Looking at the past performance, it may be concluded that Chevron proved to be a better dividend play over the past five and ten years. Ten years ago, Chevron had a dividend yield of 4.0%, while Exxon Mobil boasted a dividend yield of 2.9%. In the subsequent years, despite the consistent increases in the dividends, both yields were compressed due to high price appreciation - hence today's lower yields. Chevron grew its dividends at an average rate of 10.0% per year over the past decade, while Exxon Mobil boosted dividends at a rate of 9.5% per year. During that period, Chevron outperformed Exxon Mobil by returning 16% per year compared to Exxon Mobil's 12.6%. Over the past five years, Chevron returned 9.8% per year, compared to Exxon Mobil's 3.2% per year.
One reason for this outperformance could be Chevron's higher rate of EPS growth. Over the past five years, Chevron's EPS grew at an average rate of 11.5% per year, compared to Exxon Mobil's EPS growth of about 5% per year. Exxon Mobil's performance was hurt by plummeting natural gas prices, given the company's greater leverage than Chevron's to U.S. natural gas after the former acquired a U.S. natural-gas company, XTO Energy, in late 2009. In terms of valuation, Exxon Mobil also traded at a premium to Chevron over the past five years, despite lower growth.
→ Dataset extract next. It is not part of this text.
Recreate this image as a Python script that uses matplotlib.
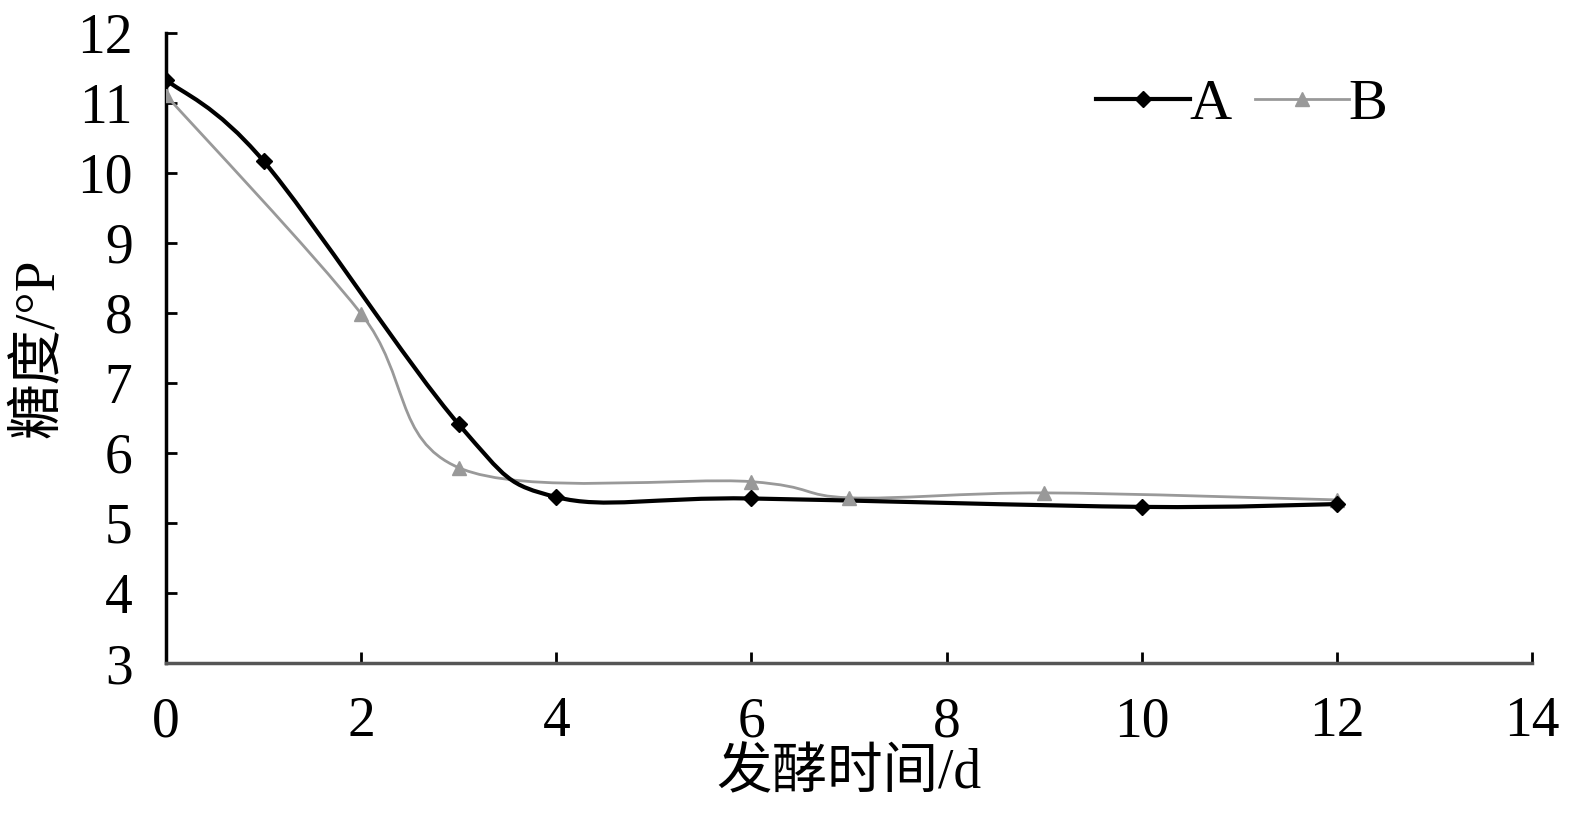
import matplotlib
matplotlib.use("Agg")
import matplotlib.pyplot as plt
from matplotlib.path import Path
from matplotlib.patches import PathPatch
from matplotlib.lines import Line2D

plt.rcParams['font.family'] = ['Liberation Serif', 'Noto Sans CJK SC']

days_A = [0, 1, 3, 4, 6, 10, 12]
sugar_A = [11.33, 10.17, 6.41, 5.37, 5.35, 5.23, 5.27]
days_B = [0, 2, 3, 6, 7, 9, 12]
sugar_B = [11.11, 7.99, 5.79, 5.59, 5.36, 5.43, 5.33]
x_ticks = [0, 2, 4, 6, 8, 10, 12, 14]
y_ticks = [3, 4, 5, 6, 7, 8, 9, 10, 11, 12]


def smooth_path(xs, ys):
    pts = list(zip(xs, ys))
    n = len(pts)
    verts = [pts[0]]
    codes = [Path.MOVETO]
    for i in range(n - 1):
        p0 = pts[i - 1] if i > 0 else pts[i]
        p1 = pts[i]
        p2 = pts[i + 1]
        p3 = pts[i + 2] if i + 2 < n else pts[i + 1]
        c1 = (p1[0] + (p2[0] - p0[0]) / 6, p1[1] + (p2[1] - p0[1]) / 6)
        c2 = (p2[0] - (p3[0] - p1[0]) / 6, p2[1] - (p3[1] - p1[1]) / 6)
        verts += [c1, c2, p2]
        codes += [Path.CURVE4] * 3
    return Path(verts, codes)


fig = plt.figure(figsize=(15.73, 8.23), dpi=100)
ax = fig.add_axes([0.1055, 0.1944, 0.8685, 0.7656])

colA = 'black'
colB = '#999999'
ax.add_patch(PathPatch(smooth_path(days_B, sugar_B), facecolor='none', edgecolor=colB, lw=2.0, zorder=2))
ax.add_patch(PathPatch(smooth_path(days_A, sugar_A), facecolor='none', edgecolor=colA, lw=3.0, zorder=3))
ax.plot(days_B, sugar_B, linestyle='none', marker='^', ms=10, color=colB, zorder=4)
ax.plot(days_A, sugar_A, linestyle='none', marker='D', ms=8, color=colA, zorder=5)

ax.set_xlim(0, 14)
ax.set_ylim(3, 12)
ax.set_xticks(x_ticks)
ax.set_yticks(y_ticks)
ax.tick_params(direction='in', length=8, width=2, labelsize=40)
ax.tick_params(axis='x', pad=24)
ax.tick_params(axis='y', pad=24)
for s in ['top', 'right']:
    ax.spines[s].set_visible(False)
ax.spines['left'].set_linewidth(2.5)
ax.spines['bottom'].set_linewidth(2.5)
ax.spines['bottom'].set_color('#555555')

ax.set_xlabel('发酵时间/d', fontsize=40, labelpad=0)
ax.set_ylabel('糖度/°P', fontsize=40, labelpad=8)

handles = [Line2D([], [], color=colA, lw=3.0, marker='D', ms=8),
           Line2D([], [], color=colB, lw=2.0, marker='^', ms=10)]
ax.legend(handles, ['A', 'B'], loc='upper left', bbox_to_anchor=(0.664, 0.965), ncol=2,
          frameon=False, fontsize=42, handlelength=1.6, handletextpad=0.0,
          columnspacing=0.4, borderaxespad=0)

fig.savefig('out.png', dpi=100)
Exxon Mobil's average five-year P/E was 12.2 compared to Chevron's average five-year P/E of 9.8.
Now, Chevron currently pays a 60 basis point premium in terms of the dividend yield. Historically, its dividend growth over the past five years has been marginally lower by 1 percentage point compared to that of Exxon Mobil. In fact, only with Exxon Mobil's latest dividend hike of 21% is the company's dividend growth faster on average than Chevron's over the past five years. Assuming that the companies will maintain their dividend hikes at average growth rates achieved over the past five years, Chevron is likely to provide a higher yield on cost over a five-year investment horizon. Assuming a 9.75% annual growth for Chevron's dividends over the next five years, the company's dividend yield on cost (based on the current stock price) after five years will be 5.24%. For comparison, assuming dividend growth on average of 10.7% per year, Exxon Mobil's yield on cost in five years will be 4.44%. Excluding capital growth, Chevron makes a better dividend play than Exxon Mobil, based on the aforementioned estimates.
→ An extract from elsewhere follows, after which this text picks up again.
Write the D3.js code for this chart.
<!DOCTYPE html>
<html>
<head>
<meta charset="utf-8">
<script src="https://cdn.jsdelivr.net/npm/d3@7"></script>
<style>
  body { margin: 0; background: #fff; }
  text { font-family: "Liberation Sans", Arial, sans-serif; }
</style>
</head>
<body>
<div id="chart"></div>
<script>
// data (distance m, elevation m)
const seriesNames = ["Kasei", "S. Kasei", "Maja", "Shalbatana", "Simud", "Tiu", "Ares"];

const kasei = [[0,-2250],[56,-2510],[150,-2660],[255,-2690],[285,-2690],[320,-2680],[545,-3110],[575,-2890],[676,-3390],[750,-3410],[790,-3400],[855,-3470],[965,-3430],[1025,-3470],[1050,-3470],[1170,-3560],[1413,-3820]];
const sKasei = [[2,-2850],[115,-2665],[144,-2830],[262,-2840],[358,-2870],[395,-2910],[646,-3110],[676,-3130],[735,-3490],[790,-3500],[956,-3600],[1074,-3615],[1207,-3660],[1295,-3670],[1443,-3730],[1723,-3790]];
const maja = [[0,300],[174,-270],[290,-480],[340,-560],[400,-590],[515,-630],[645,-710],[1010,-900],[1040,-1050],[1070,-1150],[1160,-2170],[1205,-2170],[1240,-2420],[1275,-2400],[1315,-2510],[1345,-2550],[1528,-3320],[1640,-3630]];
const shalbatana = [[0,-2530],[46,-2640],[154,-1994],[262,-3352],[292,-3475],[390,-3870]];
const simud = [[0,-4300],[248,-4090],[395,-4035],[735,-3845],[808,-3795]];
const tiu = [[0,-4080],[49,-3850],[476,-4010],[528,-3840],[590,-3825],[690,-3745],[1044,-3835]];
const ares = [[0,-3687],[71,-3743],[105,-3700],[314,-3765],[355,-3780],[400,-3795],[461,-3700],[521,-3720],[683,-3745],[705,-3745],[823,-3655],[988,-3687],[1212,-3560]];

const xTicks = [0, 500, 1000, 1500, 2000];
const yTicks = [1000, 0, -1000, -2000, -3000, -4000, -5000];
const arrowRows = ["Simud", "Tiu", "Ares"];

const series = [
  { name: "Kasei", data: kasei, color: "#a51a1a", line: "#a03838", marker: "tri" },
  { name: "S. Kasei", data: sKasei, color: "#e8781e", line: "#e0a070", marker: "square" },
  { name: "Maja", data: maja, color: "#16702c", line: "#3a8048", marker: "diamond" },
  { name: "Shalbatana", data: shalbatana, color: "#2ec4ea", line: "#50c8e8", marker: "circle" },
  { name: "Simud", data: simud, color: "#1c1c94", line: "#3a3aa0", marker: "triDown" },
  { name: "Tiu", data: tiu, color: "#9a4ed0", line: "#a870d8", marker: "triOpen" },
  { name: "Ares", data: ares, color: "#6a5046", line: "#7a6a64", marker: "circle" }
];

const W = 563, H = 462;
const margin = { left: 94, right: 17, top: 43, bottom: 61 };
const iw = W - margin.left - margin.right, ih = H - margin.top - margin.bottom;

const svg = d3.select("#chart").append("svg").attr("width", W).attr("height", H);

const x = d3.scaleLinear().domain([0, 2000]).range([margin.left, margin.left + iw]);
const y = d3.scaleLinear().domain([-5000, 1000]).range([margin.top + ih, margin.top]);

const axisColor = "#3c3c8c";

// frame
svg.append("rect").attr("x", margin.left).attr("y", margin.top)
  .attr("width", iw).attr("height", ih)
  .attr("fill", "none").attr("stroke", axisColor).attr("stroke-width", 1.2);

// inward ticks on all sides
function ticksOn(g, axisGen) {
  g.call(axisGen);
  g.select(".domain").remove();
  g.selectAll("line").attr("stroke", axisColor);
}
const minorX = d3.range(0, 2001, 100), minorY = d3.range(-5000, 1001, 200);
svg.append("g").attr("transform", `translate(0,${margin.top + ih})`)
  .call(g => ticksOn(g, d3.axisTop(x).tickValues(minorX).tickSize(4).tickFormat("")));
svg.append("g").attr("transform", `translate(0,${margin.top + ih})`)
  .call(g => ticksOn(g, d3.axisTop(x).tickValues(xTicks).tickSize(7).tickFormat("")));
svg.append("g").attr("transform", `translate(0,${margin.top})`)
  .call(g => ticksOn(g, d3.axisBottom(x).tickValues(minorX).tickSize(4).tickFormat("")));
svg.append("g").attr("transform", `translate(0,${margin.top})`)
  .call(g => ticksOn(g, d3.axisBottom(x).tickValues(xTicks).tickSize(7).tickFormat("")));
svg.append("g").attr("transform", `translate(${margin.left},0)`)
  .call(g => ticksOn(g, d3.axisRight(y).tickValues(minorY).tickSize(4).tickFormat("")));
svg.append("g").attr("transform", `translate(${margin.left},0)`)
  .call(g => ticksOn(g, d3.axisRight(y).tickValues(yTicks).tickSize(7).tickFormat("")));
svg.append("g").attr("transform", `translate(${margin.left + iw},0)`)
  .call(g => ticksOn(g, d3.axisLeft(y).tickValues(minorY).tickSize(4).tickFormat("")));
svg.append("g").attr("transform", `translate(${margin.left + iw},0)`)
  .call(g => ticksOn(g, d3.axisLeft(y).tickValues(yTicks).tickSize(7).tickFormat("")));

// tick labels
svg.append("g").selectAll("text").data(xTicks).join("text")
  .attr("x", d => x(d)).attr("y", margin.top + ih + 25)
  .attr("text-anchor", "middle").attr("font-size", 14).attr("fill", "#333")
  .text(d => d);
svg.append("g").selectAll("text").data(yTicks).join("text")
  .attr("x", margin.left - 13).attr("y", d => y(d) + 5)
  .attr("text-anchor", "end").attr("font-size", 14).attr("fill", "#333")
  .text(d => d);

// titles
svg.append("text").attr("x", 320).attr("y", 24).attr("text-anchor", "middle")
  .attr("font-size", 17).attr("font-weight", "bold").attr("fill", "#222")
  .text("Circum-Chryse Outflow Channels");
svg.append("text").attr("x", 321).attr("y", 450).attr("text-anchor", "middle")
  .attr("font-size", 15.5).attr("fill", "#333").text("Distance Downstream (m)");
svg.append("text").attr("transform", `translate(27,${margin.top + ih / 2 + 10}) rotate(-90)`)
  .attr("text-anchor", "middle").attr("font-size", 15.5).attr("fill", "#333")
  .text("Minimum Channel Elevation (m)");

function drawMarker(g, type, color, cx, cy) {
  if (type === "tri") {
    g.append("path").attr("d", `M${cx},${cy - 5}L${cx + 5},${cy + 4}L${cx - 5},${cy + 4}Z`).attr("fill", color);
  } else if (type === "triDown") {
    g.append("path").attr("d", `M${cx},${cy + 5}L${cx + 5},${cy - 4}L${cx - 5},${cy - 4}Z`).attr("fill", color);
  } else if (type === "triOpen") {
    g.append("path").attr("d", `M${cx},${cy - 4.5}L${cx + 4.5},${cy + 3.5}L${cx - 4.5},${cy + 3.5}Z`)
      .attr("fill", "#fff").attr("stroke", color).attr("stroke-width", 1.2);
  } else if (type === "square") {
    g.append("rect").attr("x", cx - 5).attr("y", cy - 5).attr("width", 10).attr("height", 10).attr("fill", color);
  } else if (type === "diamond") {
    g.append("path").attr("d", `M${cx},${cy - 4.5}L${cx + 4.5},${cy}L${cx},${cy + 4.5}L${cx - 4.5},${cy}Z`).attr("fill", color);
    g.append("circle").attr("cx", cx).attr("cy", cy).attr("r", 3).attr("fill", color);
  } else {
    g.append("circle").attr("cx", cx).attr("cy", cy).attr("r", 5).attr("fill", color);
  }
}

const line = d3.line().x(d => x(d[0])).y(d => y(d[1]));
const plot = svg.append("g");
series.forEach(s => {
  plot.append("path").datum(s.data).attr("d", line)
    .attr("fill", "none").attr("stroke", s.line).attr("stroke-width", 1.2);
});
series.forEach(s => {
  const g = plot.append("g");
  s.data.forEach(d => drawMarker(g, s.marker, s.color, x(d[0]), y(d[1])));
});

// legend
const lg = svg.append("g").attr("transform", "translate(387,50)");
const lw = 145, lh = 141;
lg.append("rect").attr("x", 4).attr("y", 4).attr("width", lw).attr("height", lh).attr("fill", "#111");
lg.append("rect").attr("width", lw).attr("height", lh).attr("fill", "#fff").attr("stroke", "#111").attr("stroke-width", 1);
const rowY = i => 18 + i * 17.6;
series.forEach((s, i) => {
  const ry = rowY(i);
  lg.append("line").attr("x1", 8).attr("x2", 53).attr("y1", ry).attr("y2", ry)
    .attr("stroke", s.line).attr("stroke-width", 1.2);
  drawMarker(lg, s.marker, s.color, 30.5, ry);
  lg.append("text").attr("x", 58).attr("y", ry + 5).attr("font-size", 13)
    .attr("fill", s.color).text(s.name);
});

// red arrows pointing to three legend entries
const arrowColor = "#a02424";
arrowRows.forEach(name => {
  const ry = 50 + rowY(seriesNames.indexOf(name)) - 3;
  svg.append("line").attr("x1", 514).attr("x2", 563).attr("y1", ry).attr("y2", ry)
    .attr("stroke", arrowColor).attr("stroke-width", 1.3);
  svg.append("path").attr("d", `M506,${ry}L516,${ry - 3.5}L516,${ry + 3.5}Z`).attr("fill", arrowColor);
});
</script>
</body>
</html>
However, if Exxon Mobil's latest large dividend hike provides any indication about future dividend boosts above the average realized over the past five years, Exxon Mobil's future yield on cost could easily surpass Chevron's. Moreover, analysts forecast that Exxon Mobil will achieve higher EPS growth than Chevron over the next five years. The former is expected to expand its EPS at an average annual rate of 7.5%, compared to Chevron's rate of 3.7%. Still, as for valuations, Chevron continues to trade at a discount to Exxon Mobil. It is also trading at a discount to its own historical average. However, that discount is consistent with past patterns. Both companies have very low dividend payout ratios - 24% for Exxon Mobil and 27% for Chevron - which suggests they have plenty of room to hike dividends in the future. However, there are some suggestions that Chevron may be reluctant to boost dividends much more in the future. While its cash pile swelled in the past quarter to $21 billion, surpassing Exxon's $13 billion, the company said it would "keep extra cash as a cushion against volatile crude prices and possible cost overruns at its mammoth $37 billion Gorgon natural-gas project in West Australia," according to Wall Street Journal.
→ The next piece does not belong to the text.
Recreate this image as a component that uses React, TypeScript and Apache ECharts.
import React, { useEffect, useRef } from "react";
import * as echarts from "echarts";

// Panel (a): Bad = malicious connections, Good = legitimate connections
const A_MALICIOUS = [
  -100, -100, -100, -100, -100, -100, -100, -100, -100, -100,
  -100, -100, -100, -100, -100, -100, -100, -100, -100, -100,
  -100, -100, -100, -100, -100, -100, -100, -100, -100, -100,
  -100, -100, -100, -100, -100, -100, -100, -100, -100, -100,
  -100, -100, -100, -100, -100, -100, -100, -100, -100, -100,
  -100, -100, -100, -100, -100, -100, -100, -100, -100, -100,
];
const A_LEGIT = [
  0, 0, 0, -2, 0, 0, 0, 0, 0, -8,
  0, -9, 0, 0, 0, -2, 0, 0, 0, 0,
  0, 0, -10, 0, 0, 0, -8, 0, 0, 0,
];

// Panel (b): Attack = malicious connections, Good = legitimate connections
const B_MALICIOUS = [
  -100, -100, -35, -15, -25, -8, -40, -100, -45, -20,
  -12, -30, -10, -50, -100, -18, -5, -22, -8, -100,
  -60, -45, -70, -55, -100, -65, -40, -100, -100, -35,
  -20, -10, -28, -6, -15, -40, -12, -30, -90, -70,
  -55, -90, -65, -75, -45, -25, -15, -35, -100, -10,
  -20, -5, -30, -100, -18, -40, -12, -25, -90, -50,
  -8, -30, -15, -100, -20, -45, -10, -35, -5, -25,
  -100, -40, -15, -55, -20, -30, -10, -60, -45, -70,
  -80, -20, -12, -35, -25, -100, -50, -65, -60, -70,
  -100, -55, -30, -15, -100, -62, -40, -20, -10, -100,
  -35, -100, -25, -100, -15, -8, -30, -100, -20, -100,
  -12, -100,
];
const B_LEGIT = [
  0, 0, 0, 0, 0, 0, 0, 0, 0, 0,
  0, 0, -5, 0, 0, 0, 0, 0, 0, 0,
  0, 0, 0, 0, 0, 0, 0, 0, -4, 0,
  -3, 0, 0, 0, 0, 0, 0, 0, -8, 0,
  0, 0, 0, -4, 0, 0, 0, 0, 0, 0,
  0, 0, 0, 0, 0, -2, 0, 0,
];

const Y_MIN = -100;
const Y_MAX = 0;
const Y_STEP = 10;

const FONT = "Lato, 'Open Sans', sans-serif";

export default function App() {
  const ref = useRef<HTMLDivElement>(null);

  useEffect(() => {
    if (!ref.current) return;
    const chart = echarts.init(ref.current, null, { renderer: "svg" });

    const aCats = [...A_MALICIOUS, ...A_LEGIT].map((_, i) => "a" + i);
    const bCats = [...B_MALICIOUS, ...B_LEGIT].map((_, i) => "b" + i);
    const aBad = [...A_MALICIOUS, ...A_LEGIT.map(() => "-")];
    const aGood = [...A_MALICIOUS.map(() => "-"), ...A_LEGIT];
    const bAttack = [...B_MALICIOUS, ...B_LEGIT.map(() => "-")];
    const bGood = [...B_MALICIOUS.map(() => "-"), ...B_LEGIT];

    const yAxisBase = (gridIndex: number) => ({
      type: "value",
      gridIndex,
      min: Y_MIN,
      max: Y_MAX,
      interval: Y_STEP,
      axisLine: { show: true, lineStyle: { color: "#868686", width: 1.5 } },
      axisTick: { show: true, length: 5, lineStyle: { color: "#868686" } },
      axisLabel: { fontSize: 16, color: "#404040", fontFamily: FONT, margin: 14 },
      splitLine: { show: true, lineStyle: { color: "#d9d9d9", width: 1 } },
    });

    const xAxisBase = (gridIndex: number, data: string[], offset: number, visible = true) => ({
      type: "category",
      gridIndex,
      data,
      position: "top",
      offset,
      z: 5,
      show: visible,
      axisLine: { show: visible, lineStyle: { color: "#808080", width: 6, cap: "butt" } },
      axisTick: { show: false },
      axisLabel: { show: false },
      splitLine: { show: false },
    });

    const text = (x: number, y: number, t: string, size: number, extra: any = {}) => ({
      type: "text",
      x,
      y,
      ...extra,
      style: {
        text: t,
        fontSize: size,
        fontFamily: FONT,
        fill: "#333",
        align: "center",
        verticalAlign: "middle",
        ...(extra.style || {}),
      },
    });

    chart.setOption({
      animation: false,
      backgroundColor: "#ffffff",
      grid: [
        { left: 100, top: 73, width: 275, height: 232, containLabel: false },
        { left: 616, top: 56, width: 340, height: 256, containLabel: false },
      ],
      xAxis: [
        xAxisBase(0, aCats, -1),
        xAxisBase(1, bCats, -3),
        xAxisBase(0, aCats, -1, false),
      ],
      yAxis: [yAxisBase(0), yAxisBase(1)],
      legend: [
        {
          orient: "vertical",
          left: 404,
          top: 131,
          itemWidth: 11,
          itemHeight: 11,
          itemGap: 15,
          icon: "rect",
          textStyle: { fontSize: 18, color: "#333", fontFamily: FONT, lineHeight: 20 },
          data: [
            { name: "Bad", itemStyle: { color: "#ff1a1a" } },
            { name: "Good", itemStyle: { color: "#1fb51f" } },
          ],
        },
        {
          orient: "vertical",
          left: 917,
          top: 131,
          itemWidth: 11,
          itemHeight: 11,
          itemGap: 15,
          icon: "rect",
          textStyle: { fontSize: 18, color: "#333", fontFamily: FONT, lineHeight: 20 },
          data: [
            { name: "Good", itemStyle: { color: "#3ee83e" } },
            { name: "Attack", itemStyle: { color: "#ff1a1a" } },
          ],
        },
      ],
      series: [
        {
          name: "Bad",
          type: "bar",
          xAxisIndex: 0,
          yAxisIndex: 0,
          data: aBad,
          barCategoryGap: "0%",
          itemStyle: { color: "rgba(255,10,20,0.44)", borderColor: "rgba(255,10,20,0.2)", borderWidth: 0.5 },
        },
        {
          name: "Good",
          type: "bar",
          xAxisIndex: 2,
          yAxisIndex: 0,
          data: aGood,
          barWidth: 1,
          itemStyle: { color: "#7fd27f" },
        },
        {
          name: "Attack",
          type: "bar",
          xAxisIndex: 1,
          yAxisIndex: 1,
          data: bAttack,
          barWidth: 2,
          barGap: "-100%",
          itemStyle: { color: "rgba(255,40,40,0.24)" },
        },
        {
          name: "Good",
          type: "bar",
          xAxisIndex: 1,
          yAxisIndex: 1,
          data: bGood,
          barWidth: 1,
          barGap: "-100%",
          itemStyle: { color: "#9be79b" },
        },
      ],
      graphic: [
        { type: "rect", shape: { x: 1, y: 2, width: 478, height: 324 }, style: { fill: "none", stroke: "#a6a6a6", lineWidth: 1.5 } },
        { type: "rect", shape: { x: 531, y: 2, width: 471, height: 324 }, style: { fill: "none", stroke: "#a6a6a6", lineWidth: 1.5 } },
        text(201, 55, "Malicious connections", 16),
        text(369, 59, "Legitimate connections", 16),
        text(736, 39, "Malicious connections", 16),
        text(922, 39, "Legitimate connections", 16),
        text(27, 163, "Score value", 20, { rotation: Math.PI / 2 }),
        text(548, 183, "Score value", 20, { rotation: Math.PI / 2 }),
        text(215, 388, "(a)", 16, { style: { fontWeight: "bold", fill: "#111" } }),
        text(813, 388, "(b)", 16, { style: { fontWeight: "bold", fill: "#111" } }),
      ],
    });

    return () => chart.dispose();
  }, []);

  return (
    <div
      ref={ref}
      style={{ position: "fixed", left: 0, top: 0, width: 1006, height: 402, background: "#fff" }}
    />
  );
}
Exxon Mobil is almost double the size of Chevron in market capitalization. The company also produces as much as two thirds more oil and natural gas. Historically, Exxon Mobil has earned higher profit per barrel of oil equivalent produced than Chevron. However, these trends seem to have reversed as Chevron's profitability per barrel currently exceeds that of Exxon Mobil, based on the recent quarterly reports. Chevron's total production is more leveraged than Exxon Mobil's to oil, which is currently more profitable than natural gas. With oil prices rebounding from recent lows, this suggests that Chevron has more room to grow, which could provide for higher rates of capital growth.
Both Exxon Mobil and Chevron are popular stocks among fund managers. Billionaire fund managers Ken Fisher and Ken Griffin are all bullish about Exxon Mobil. On the other hand, Phill Gross (Adage Capital Management), Jim Simons, and George Soros are bullish about Chevron. Billionaire Cliff Asness holds large stakes in both companies. We think both companies are attractive dividend growth plays but we prefer Chevron over Exxon.
Disclosure: I have no positions in any stocks mentioned, and no plans to initiate any positions within the next 72 hours.